The request ::
Reproduce nothing but the lines from the start of the material through the line that includes "75, 87, 97];", both ends included, and omit every picture.

Material ::

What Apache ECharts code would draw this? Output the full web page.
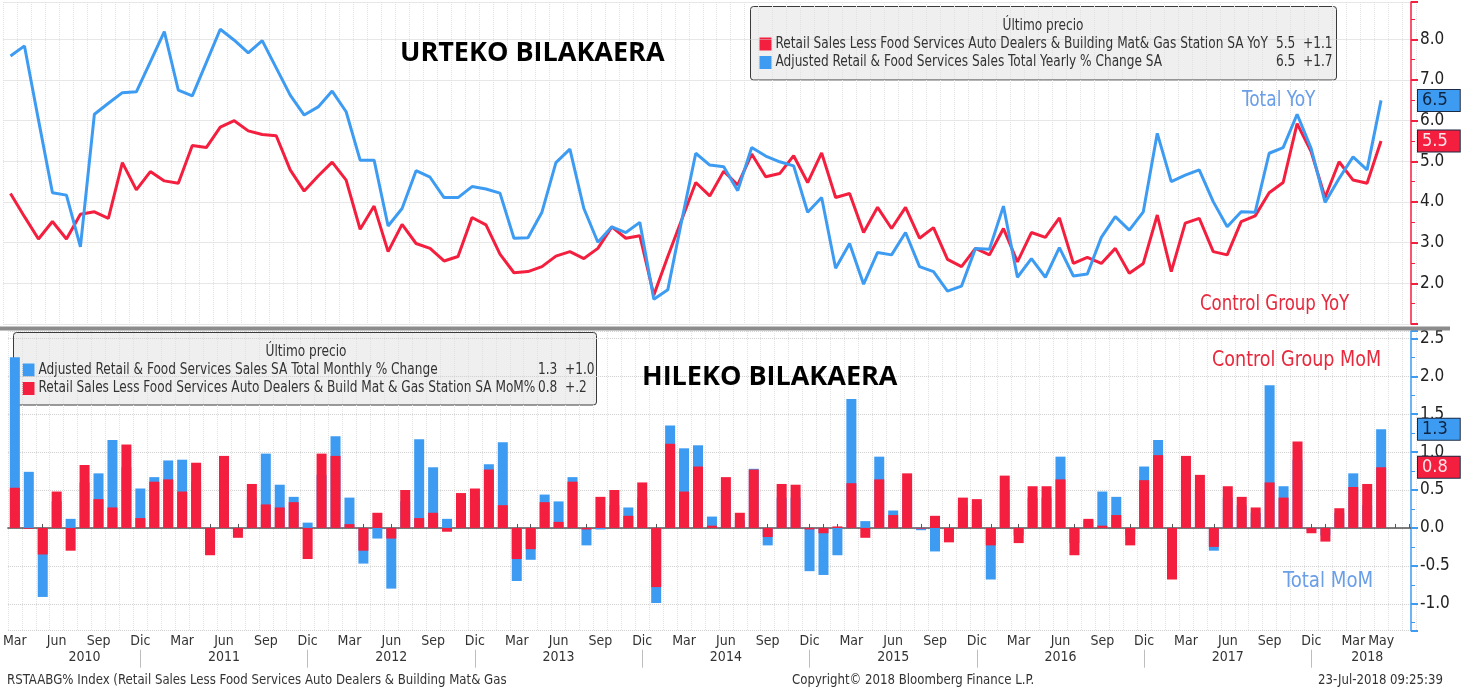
<!DOCTYPE html>
<html>
<head>
<meta charset="utf-8">
<title>Retail Sales</title>
<script src="https://cdn.jsdelivr.net/npm/echarts@6/dist/echarts.min.js"></script>
<style>
html,body{margin:0;padding:0;background:#fff;}
#chart{width:1461px;height:691px;}
</style>
</head>
<body>
<div id="chart"></div>
<script>
// categorias: meses Mar 2010 .. May 2018 (+2 vacios al final)
var monthNames = ['Ene','Feb','Mar','Abr','May','Jun','Jul','Ago','Sep','Oct','Nov','Dic'];
var labelMonths = ['Mar','Jun','Sep','Dic'];
var yearLabelIdx = [5, 15, 27, 39, 51, 63, 75, 87, 97];

// interanual (%)
var ctlYoY = [4.21, 3.64, 3.09, 3.52, 3.09, 3.70, 3.76, 3.60, 4.97, 4.30,
	4.75, 4.52, 4.46, 5.39, 5.34, 5.84, 6.00, 5.75, 5.66, 5.63,
	4.79, 4.27, 4.64, 4.98, 4.54, 3.33, 3.90, 2.78, 3.45, 2.98,
	2.86, 2.55, 2.66, 3.62, 3.44, 2.72, 2.26, 2.29, 2.41, 2.67,
	2.78, 2.61, 2.86, 3.39, 3.11, 3.17, 1.71, 2.66, 3.57, 4.48,
	4.15, 4.76, 4.42, 5.18, 4.62, 4.70, 5.14, 4.48, 5.21, 4.11,
	4.21, 3.25, 3.87, 3.35, 3.87, 3.11, 3.37, 2.59, 2.41, 2.86,
	2.70, 3.35, 2.53, 3.25, 3.13, 3.61, 2.49, 2.64, 2.49, 2.86,
	2.25, 2.49, 3.68, 2.29, 3.48, 3.60, 2.78, 2.70, 3.52, 3.66,
	4.23, 4.48, 5.93, 5.24, 4.11, 4.99, 4.54, 4.46, 5.50];
var totYoY = [7.59, 7.84, 6.02, 4.23, 4.17, 2.90, 6.16, 6.43, 6.69, 6.71,
	7.45, 8.19, 6.75, 6.61, 7.43, 8.25, 7.98, 7.67, 7.97, 7.30,
	6.63, 6.14, 6.34, 6.73, 6.22, 5.03, 5.03, 3.41, 3.84, 4.77,
	4.61, 4.11, 4.11, 4.38, 4.32, 4.22, 3.11, 3.12, 3.75, 4.97,
	5.30, 3.84, 3.01, 3.39, 3.25, 3.50, 1.61, 1.84, 3.55, 5.20,
	4.91, 4.87, 4.28, 5.34, 5.13, 4.99, 4.89, 3.75, 4.11, 2.37,
	2.98, 1.98, 2.76, 2.70, 3.25, 2.41, 2.29, 1.81, 1.93, 2.86,
	2.84, 3.90, 2.15, 2.61, 2.15, 2.88, 2.18, 2.23, 3.13, 3.64,
	3.31, 3.76, 5.69, 4.50, 4.66, 4.79, 4.01, 3.39, 3.76, 3.75,
	5.20, 5.34, 6.16, 5.32, 3.99, 4.58, 5.11, 4.79, 6.50];

// mensual (%)
var totMoM = [2.25, 0.74, -0.91, 0.35, 0.12, 0.60, 0.72, 1.16, 0.80, 0.52,
	0.67, 0.89, 0.90, 0.60, -0.20, 0.60, -0.05, 0.40, 0.98, 0.57,
	0.41, 0.07, 0.70, 1.21, 0.40, -0.47, -0.14, -0.80, 0.35, 1.17,
	0.80, 0.12, 0.30, 0.40, 0.84, 1.13, -0.70, -0.42, 0.44, 0.35,
	0.67, -0.23, -0.02, 0.30, 0.27, 0.40, -0.99, 1.35, 1.05, 1.09,
	0.15, 0.50, 0.10, 0.78, -0.23, 0.40, 0.40, -0.57, -0.62, -0.36,
	1.70, 0.09, 0.94, 0.23, 0.50, -0.03, -0.31, -0.10, 0.30, 0.30,
	-0.68, 0.50, -0.10, 0.40, 0.40, 0.94, -0.20, 0.10, 0.48, 0.41,
	-0.10, 0.81, 1.16, -0.50, 0.70, 0.50, -0.30, 0.40, 0.30, 0.20,
	1.88, 0.55, 0.90, -0.03, -0.10, 0.20, 0.72, 0.30, 1.30];
var ctlMoM = [0.53, -0.01, -0.35, 0.48, -0.30, 0.83, 0.38, 0.27, 1.10, 0.13,
	0.61, 0.64, 0.48, 0.86, -0.36, 0.95, -0.13, 0.58, 0.31, 0.27,
	0.34, -0.41, 0.98, 0.95, 0.05, -0.30, 0.20, -0.14, 0.50, 0.13,
	0.20, -0.05, 0.46, 0.52, 0.77, 0.30, -0.41, -0.28, 0.34, 0.08,
	0.61, -0.02, 0.41, 0.50, 0.16, 0.60, -0.78, 1.11, 0.48, 0.81,
	0.03, 0.67, 0.20, 0.77, -0.12, 0.58, 0.57, -0.02, -0.07, 0.02,
	0.59, -0.13, 0.64, 0.17, 0.72, -0.01, 0.16, -0.19, 0.40, 0.38,
	-0.23, 0.69, -0.20, 0.55, 0.55, 0.64, -0.36, 0.12, 0.03, 0.17,
	-0.23, 0.63, 0.96, -0.68, 0.95, 0.70, -0.25, 0.55, 0.41, 0.27,
	0.60, 0.40, 1.14, -0.07, -0.18, 0.26, 0.54, 0.58, 0.80];

var RED = '#f41e3e';
var BLUE = '#3d9cf2';
var FONT = "'DejaVu Sans Condensed','Liberation Sans Narrow',sans-serif";

var cats = [];
for (var i = 0; i < ctlYoY.length + 2; i++) {
	var m = (2 + i) % 12;
	var y = 2010 + Math.floor((2 + i) / 12);
	cats.push(monthNames[m] + ' ' + y);
}
var nData = ctlYoY.length;

function last(arr){
	return arr[arr.length - 1];
}

function tag(value, bg, txt){
	return {
		silent: true,
		symbol: 'none',
		animation: false,
		lineStyle: { color: 'rgba(0,0,0,0)', width: 0 },
		label: {
			show: true,
			position: 'end',
			distance: 2,
			formatter: function(p){ return Number(p.value).toFixed(1); },
			backgroundColor: bg,
			borderColor: '#1b2b44',
			borderWidth: 1,
			padding: [2, 12, 1, 4],
			color: txt,
			fontSize: 18,
			fontFamily: FONT
		},
		data: [{ yAxis: value }]
	};
}

// texto condensado (el de Bloomberg es estrecho)
function txt(text, x, y, size, color, sx, align){
	return { type: 'text', z: 100, x: x, y: y, scaleX: sx, scaleY: 1,
		style: { text: text, align: align || 'left', verticalAlign: 'middle', fontSize: size, fontFamily: FONT, fill: color } };
}

function legendBox(x, y, w, h, titleX, rows){
	var els = [
		{ type: 'rect', shape: { x: x, y: y, width: w, height: h, r: 3 },
		  style: { fill: '#efefef', stroke: '#3a3a3a', lineWidth: 1 } },
		txt('Último precio', titleX, y + 20, 15, '#333', 0.9, 'center')
	];
	rows.forEach(function(r, k){
		var cy = y + 37.5 + k * 18.5;
		els.push({ type: 'rect', shape: { x: x + 9, y: cy - 6.5, width: 12, height: 13 }, style: { fill: r.color } });
		els.push(txt(r.name, x + 25, cy, 15, '#333', 0.9));
		els.push(txt(r.value, r.vx, cy, 15, '#333', 0.9));
		els.push(txt(r.chg, r.vx + 27, cy, 15, '#333', 0.9));
	});
	return { type: 'group', z: 100, children: els };
}

function title(text, x, y){
	return { type: 'text', z: 100, x: x, y: y, style: { text: text, verticalAlign: 'middle', fill: '#000',
		fontSize: 27, fontWeight: 'bold', fontFamily: "'Open Sans',sans-serif" } };
}

var chart = echarts.init(document.getElementById('chart'));
var option = {
	animation: false,
	backgroundColor: '#fff',
	grid: [
		{ left: 3.5, right: 45, top: 2, height: 322 },
		{ left: 3.5, right: 45, top: 331, height: 299.7 }
	],
	xAxis: [
		{
			gridIndex: 0, type: 'category', data: cats,
			axisLine: { show: false }, axisTick: { show: false }, axisLabel: { show: false },
			splitLine: { show: true, interval: 0, lineStyle: { color: '#e2e2e2', type: 'dotted' } }
		},
		{
			gridIndex: 1, type: 'category', data: cats,
			axisLine: { lineStyle: { color: '#555', width: 1.5 } },
			axisTick: { show: true, inside: true, length: 4, interval: 0, alignWithLabel: true, lineStyle: { color: '#555' } },
			axisLabel: {
				interval: function(i, v){
					var m = v.split(' ')[0];
					return i < nData && (labelMonths.indexOf(m) >= 0 || i === nData - 1);
				},
				formatter: function(v){ return v.split(' ')[0]; },
				margin: 4, fontSize: 14, color: '#333', fontFamily: FONT
			},
			splitLine: { show: true, interval: 0, lineStyle: { color: '#e2e2e2', type: 'dotted' } }
		},
		{
			gridIndex: 1, type: 'category', data: cats, position: 'bottom', offset: 19,
			axisLine: { show: false },
			axisTick: { show: true, length: 18, alignWithLabel: true,
				interval: function(i, v){ return v.split(' ')[0] === 'Dic'; },
				lineStyle: { color: '#bdbdbd' } },
			axisLabel: {
				interval: function(i){ return yearLabelIdx.indexOf(i) >= 0; },
				formatter: function(v){ return v.split(' ')[1]; },
				margin: 1, fontSize: 14, color: '#333', fontFamily: FONT
			}
		}
	],
	yAxis: [
		{
			gridIndex: 0, type: 'value', position: 'right', offset: -5,
			min: 1, max: 8.92, interval: 1,
			axisLine: { show: true, lineStyle: { color: RED, width: 1.5 } },
			axisTick: { show: true, length: 7, lineStyle: { color: RED, width: 2 } },
			minorTick: { show: true, splitNumber: 2, length: 4, lineStyle: { color: RED } },
			axisLabel: { showMinLabel: false, showMaxLabel: false, margin: 9, fontSize: 17, color: '#222', fontFamily: FONT,
				formatter: function(v){ return v.toFixed(1); } },
			splitLine: { lineStyle: { color: '#cfcfcf', type: 'dotted' } }
		},
		{
			gridIndex: 1, type: 'value', position: 'right', offset: -5,
			min: -1.355, max: 2.597, splitNumber: 8,
			axisLine: { show: true, lineStyle: { color: BLUE, width: 1.5 } },
			axisTick: { show: true, length: 7, lineStyle: { color: BLUE, width: 2 } },
			minorTick: { show: true, splitNumber: 2, length: 4, lineStyle: { color: BLUE } },
			axisLabel: { showMinLabel: false, showMaxLabel: false, margin: 9, fontSize: 17, color: '#222', fontFamily: FONT,
				formatter: function(v){ return v.toFixed(1); } },
			splitLine: { lineStyle: { color: '#cfcfcf', type: 'dotted' } }
		}
	],
	series: [
		{
			name: 'Control Group YoY', type: 'line', xAxisIndex: 0, yAxisIndex: 0, data: ctlYoY,
			symbol: 'none', lineStyle: { color: RED, width: 3 }, itemStyle: { color: RED },
			markLine: tag(last(ctlYoY), RED, '#ffe4ea')
		},
		{
			name: 'Total YoY', type: 'line', xAxisIndex: 0, yAxisIndex: 0, data: totYoY,
			symbol: 'none', lineStyle: { color: BLUE, width: 3 }, itemStyle: { color: BLUE },
			markLine: tag(last(totYoY), BLUE, '#0d2440')
		},
		{
			name: 'Total MoM', type: 'bar', xAxisIndex: 1, yAxisIndex: 1, data: totMoM,
			barWidth: 10, itemStyle: { color: BLUE },
			markLine: tag(last(totMoM), BLUE, '#0d2440')
		},
		{
			name: 'Control Group MoM', type: 'bar', xAxisIndex: 1, yAxisIndex: 1, data: ctlMoM,
			barWidth: 10, barGap: '-100%', itemStyle: { color: RED },
			markLine: tag(last(ctlMoM), RED, '#ffe4ea')
		}
	],
	graphic: [
		{ type: 'rect', z: 90, shape: { x: 0, y: 326.5, width: 1450, height: 4 }, style: { fill: '#8c8c8c' } },
		legendBox(750.5, 6.5, 586, 73.5, 1043, [
			{ color: RED, name: 'Retail Sales Less Food Services Auto Dealers & Building Mat& Gas Station SA YoY', value: last(ctlYoY).toFixed(1), chg: '+1.1', vx: 1276 },
			{ color: BLUE, name: 'Adjusted Retail & Food Services Sales Total Yearly % Change SA', value: last(totYoY).toFixed(1), chg: '+1.7', vx: 1276 }
		]),
		legendBox(13.5, 332.5, 583, 72.5, 306, [
			{ color: BLUE, name: 'Adjusted Retail & Food Services Sales SA Total Monthly % Change', value: last(totMoM).toFixed(1), chg: '+1.0', vx: 538 },
			{ color: RED, name: 'Retail Sales Less Food Services Auto Dealers & Build Mat & Gas Station SA MoM%', value: last(ctlMoM).toFixed(1), chg: '+.2', vx: 538 }
		]),
		title('URTEKO BILAKAERA', 400, 53),
		title('HILEKO BILAKAERA', 642, 377),
		txt('Total YoY', 1242, 101, 21, '#6a9ee6', 0.9),
		txt('Control Group YoY', 1200, 305, 21, '#e8283c', 0.88),
		txt('Control Group MoM', 1212, 361, 21, '#e8283c', 0.93),
		txt('Total MoM', 1283, 582, 21, '#6a9ee6', 0.96),
		txt('RSTAABG% Index (Retail Sales Less Food Services Auto Dealers & Building Mat& Gas', 7, 680, 14, '#333', 0.935),
		txt('Copyright© 2018 Bloomberg Finance L.P.', 792, 680, 14, '#333', 0.935),
		txt('23-Jul-2018 09:25:39', 1318, 680, 14, '#333', 0.935)
	]
};
chart.setOption(option);
</script>
</body>
</html>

Right answer ::
What Apache ECharts code would draw this? Output the full web page.
<!DOCTYPE html>
<html>
<head>
<meta charset="utf-8">
<title>Retail Sales</title>
<script src="https://cdn.jsdelivr.net/npm/echarts@6/dist/echarts.min.js"></script>
<style>
html,body{margin:0;padding:0;background:#fff;}
#chart{width:1461px;height:691px;}
</style>
</head>
<body>
<div id="chart"></div>
<script>
// categorias: meses Mar 2010 .. May 2018 (+2 vacios al final)
var monthNames = ['Ene','Feb','Mar','Abr','May','Jun','Jul','Ago','Sep','Oct','Nov','Dic'];
var labelMonths = ['Mar','Jun','Sep','Dic'];
var yearLabelIdx = [5, 15, 27, 39, 51, 63, 75, 87, 97];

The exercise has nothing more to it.